Do not copy the pictures; transcribe all other material exactly.

++++ GIVEN INFORMATION ++++

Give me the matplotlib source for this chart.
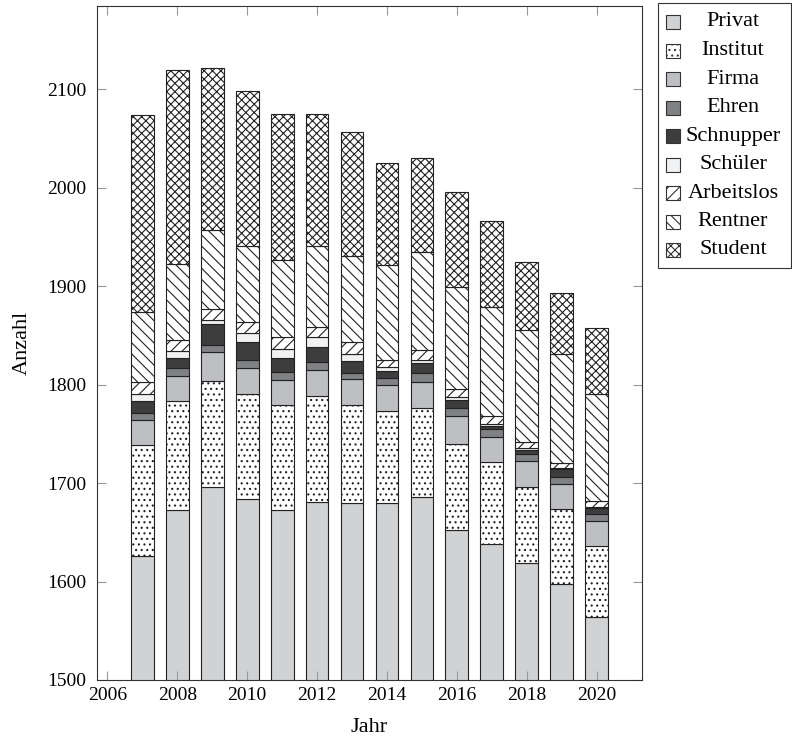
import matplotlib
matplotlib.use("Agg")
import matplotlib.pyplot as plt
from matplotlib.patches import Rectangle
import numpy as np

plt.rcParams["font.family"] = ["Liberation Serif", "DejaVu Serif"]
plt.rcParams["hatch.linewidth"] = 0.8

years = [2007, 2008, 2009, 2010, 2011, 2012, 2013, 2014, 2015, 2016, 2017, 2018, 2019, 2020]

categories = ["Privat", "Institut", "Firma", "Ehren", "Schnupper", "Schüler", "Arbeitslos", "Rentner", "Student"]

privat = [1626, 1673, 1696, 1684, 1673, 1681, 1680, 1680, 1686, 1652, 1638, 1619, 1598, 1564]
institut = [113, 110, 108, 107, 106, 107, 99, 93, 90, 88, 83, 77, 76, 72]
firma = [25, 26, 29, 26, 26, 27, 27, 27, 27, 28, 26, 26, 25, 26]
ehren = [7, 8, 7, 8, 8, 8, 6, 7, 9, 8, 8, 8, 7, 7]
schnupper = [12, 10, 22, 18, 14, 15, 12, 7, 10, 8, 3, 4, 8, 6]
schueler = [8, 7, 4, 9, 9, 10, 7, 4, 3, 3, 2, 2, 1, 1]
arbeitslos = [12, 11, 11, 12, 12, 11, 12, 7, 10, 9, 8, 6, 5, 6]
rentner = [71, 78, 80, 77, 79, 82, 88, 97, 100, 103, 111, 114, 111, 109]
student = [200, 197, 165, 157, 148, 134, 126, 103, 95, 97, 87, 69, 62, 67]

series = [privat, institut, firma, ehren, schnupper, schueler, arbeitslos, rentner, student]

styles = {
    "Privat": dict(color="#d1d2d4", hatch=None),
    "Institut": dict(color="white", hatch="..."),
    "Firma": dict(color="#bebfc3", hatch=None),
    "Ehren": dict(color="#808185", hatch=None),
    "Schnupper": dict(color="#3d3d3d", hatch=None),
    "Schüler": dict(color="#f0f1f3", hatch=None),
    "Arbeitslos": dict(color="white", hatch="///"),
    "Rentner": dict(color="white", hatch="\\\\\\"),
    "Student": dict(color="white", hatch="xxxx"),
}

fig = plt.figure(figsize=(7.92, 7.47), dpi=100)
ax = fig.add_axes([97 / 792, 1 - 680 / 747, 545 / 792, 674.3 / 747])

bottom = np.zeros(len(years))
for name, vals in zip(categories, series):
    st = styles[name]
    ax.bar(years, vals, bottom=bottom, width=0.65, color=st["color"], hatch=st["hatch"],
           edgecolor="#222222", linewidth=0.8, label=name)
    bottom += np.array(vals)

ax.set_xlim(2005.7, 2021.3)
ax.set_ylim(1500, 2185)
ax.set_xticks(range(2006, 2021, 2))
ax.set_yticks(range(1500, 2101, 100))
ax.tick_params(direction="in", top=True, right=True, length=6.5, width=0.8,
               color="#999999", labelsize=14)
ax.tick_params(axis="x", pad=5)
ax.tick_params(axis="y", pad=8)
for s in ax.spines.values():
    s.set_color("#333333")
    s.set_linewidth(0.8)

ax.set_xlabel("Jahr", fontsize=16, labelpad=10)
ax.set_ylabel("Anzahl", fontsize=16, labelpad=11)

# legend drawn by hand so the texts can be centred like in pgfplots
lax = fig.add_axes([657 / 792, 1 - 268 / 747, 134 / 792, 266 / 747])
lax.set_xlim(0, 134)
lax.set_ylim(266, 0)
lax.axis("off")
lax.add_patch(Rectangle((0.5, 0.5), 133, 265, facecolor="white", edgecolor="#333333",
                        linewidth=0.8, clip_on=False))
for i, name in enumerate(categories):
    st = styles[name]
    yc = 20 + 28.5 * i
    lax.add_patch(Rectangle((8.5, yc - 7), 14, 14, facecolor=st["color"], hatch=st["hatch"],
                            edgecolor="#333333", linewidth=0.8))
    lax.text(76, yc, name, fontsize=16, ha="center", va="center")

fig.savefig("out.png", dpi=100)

++++

## TASK SOLUTION
Give me the matplotlib source for this chart.
import matplotlib
matplotlib.use("Agg")
import matplotlib.pyplot as plt
from matplotlib.patches import Rectangle
import numpy as np

plt.rcParams["font.family"] = ["Liberation Serif", "DejaVu Serif"]
plt.rcParams["hatch.linewidth"] = 0.8

years = [2007, 2008, 2009, 2010, 2011, 2012, 2013, 2014, 2015, 2016, 2017, 2018, 2019, 2020]

categories = ["Privat", "Institut", "Firma", "Ehren", "Schnupper", "Schüler", "Arbeitslos", "Rentner", "Student"]

privat = [1626, 1673, 1696, 1684, 1673, 1681, 1680, 1680, 1686, 1652, 1638, 1619, 1598, 1564]
institut = [113, 110, 108, 107, 106, 107, 99, 93, 90, 88, 83, 77, 76, 72]
firma = [25, 26, 29, 26, 26, 27, 27, 27, 27, 28, 26, 26, 25, 26]
ehren = [7, 8, 7, 8, 8, 8, 6, 7, 9, 8, 8, 8, 7, 7]
schnupper = [12, 10, 22, 18, 14, 15, 12, 7, 10, 8, 3, 4, 8, 6]
schueler = [8, 7, 4, 9, 9, 10, 7, 4, 3, 3, 2, 2, 1, 1]
arbeitslos = [12, 11, 11, 12, 12, 11, 12, 7, 10, 9, 8, 6, 5, 6]
rentner = [71, 78, 80, 77, 79, 82, 88, 97, 100, 103, 111, 114, 111, 109]
student = [200, 197, 165, 157, 148, 134, 126, 103, 95, 97, 87, 69, 62, 67]

series = [privat, institut, firma, ehren, schnupper, schueler, arbeitslos, rentner, student]

styles = {
    "Privat": dict(color="#d1d2d4", hatch=None),
    "Institut": dict(color="white", hatch="..."),
    "Firma": dict(color="#bebfc3", hatch=None),
    "Ehren": dict(color="#808185", hatch=None),
    "Schnupper": dict(color="#3d3d3d", hatch=None),
    "Schüler": dict(color="#f0f1f3", hatch=None),
    "Arbeitslos": dict(color="white", hatch="///"),
    "Rentner": dict(color="white", hatch="\\\\\\"),
    "Student": dict(color="white", hatch="xxxx"),
}

fig = plt.figure(figsize=(7.92, 7.47), dpi=100)
ax = fig.add_axes([97 / 792, 1 - 680 / 747, 545 / 792, 674.3 / 747])

bottom = np.zeros(len(years))
for name, vals in zip(categories, series):
    st = styles[name]
    ax.bar(years, vals, bottom=bottom, width=0.65, color=st["color"], hatch=st["hatch"],
           edgecolor="#222222", linewidth=0.8, label=name)
    bottom += np.array(vals)

ax.set_xlim(2005.7, 2021.3)
ax.set_ylim(1500, 2185)
ax.set_xticks(range(2006, 2021, 2))
ax.set_yticks(range(1500, 2101, 100))
ax.tick_params(direction="in", top=True, right=True, length=6.5, width=0.8,
               color="#999999", labelsize=14)
ax.tick_params(axis="x", pad=5)
ax.tick_params(axis="y", pad=8)
for s in ax.spines.values():
    s.set_color("#333333")
    s.set_linewidth(0.8)

ax.set_xlabel("Jahr", fontsize=16, labelpad=10)
ax.set_ylabel("Anzahl", fontsize=16, labelpad=11)

# legend drawn by hand so the texts can be centred like in pgfplots
lax = fig.add_axes([657 / 792, 1 - 268 / 747, 134 / 792, 266 / 747])
lax.set_xlim(0, 134)
lax.set_ylim(266, 0)
lax.axis("off")
lax.add_patch(Rectangle((0.5, 0.5), 133, 265, facecolor="white", edgecolor="#333333",
                        linewidth=0.8, clip_on=False))
for i, name in enumerate(categories):
    st = styles[name]
    yc = 20 + 28.5 * i
    lax.add_patch(Rectangle((8.5, yc - 7), 14, 14, facecolor=st["color"], hatch=st["hatch"],
                            edgecolor="#333333", linewidth=0.8))
    lax.text(76, yc, name, fontsize=16, ha="center", va="center")

fig.savefig("out.png", dpi=100)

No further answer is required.